Shooting video above the Arctic Circle is not for the faint of heart.
It all started with an e-mail from Charlie Moore of "360": Would Neil Hallsworth and I like to spend six months filming around the world ... without being shot at? Hell yes!
We had both spent the better half of the previous year covering regions of the world where the bullet was favored over the ballot. Of course, there was one small catch with this new venture. It was to be CNN's first big foray into the world of high-definition video, which meant I would have to figure out how to use this new equipment on the fly.
Not to worry, with cameras and support gear I got onto a plane (on my birthday), armed with the camera manual as my reading matter, and headed for Rio de Janeiro, Brazil, to meet up with "Lord" Hallsworth, and then into the Amazon. It was wet, very wet.
Hallsworth and I both went on the journey so we would have two cameras gathering pictures from two photographers with polar opposite ideas. We would work in the same space filming -- one wide lens and one tight -- to provide some varied and interesting views and images.
The Amazon left a lasting impression on me. So much so, in fact, that I still have a little worm crawling around in my leg.
From Brazil it was on to Southeast Asia -- Thailand, Cambodia and Burma. Here we used a "hidden cam" -- a camera the size of a shirt button -- to catch vendors selling endangered species.
The small cameras took a little getting used to. The first time out, in a small border town in Burma, with Charlie (one of the producers) looking to acquire illegal tiger skins, we wound up with some very fine video of the ceiling. Ever intrepid, we returned and got what we needed.
Yes, that's me hugging a baby polar bear.
As we were leaving Burma, I was told the last photographer who had gone undercover in that country was still in jail. Hmmm, perhaps I should have been told this beforehand. Well, that is where the warm tropical weather ended for a while.
We were off to film some polar bears in Alaska. I have selectively forgotten the name of the town, as it is a Dry Town. We found, darted and tagged the bears and I even got to hug a baby polar bear, the first time in my life I put my camera down and picked up my subject for a photo-op.
We then visited Greenland, within the Artic Circle.
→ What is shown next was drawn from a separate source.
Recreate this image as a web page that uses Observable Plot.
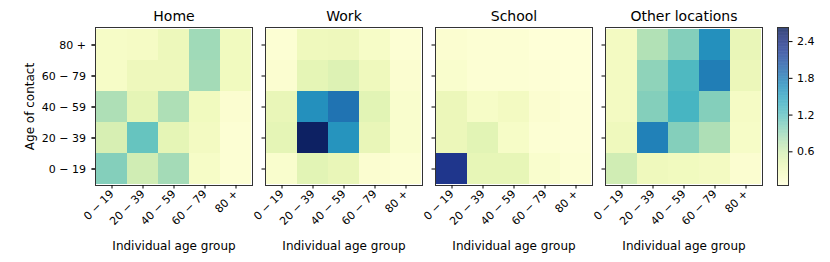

The landscape is so stark, when you look around you have the feeling of standing on top of a great white ball. Now I have pottied in many places and varied conditions, but never had I been to a "shiggloo", which is a toilet seat on top of an ice hole with a few blocks of ice to stop the whistling wind.
Here we also did the first live transmission from the Artic via broadband (or any means). The picture was so good that Anderson was able to open that night's "360". Yes it was cold, very, very cold.
Finally, warm weather again, as we went into Africa and a vanishing lake in Chad. It was extremely hot and dusty, with long rides through never-ending soft white sand. The sun never ever set; it simply faded away at the end of each day.
Chad was the first place I had ever had to help jump start a plane. A small four-seater was supposed to take us over Lake Chad to film. It arrived, so in we went.
"Merda," the pilot said. With my limited French, I knew that was not good. "We jump start," the pilot said. We got the battery from our vehicle and did what was required.
The next stop in our journey was Madagascar. Here we participated in a RAP (Rapid Assessment Program -- scientists gather a lot of information very quickly) or as Neil and I would come to say -- Rapidly Acquiring Pictures.
Then we went back to the USofA and Yellowstone and the wolves. Finally off to China to see where all the wildlife we had been filming thus far was being consumed.
The amusing moment here was when a plate of penis from many kinds of animals was placed on the restaurant table for consumption. And here I leave you to imagine the comments that filled the air. I do not need another trip to human resources.
From there, Hallsworth went to the South Pacific and I went to India. Interesting filming. Let's put it this way -- getting a fairly long shot of a beach or river scene in Mumbai without someone going to the toilet is challenging.
Enough said about all this. I, like you, await the final documentary. From what I am hearing, it should be epic. All I ask for now is another war to go cover.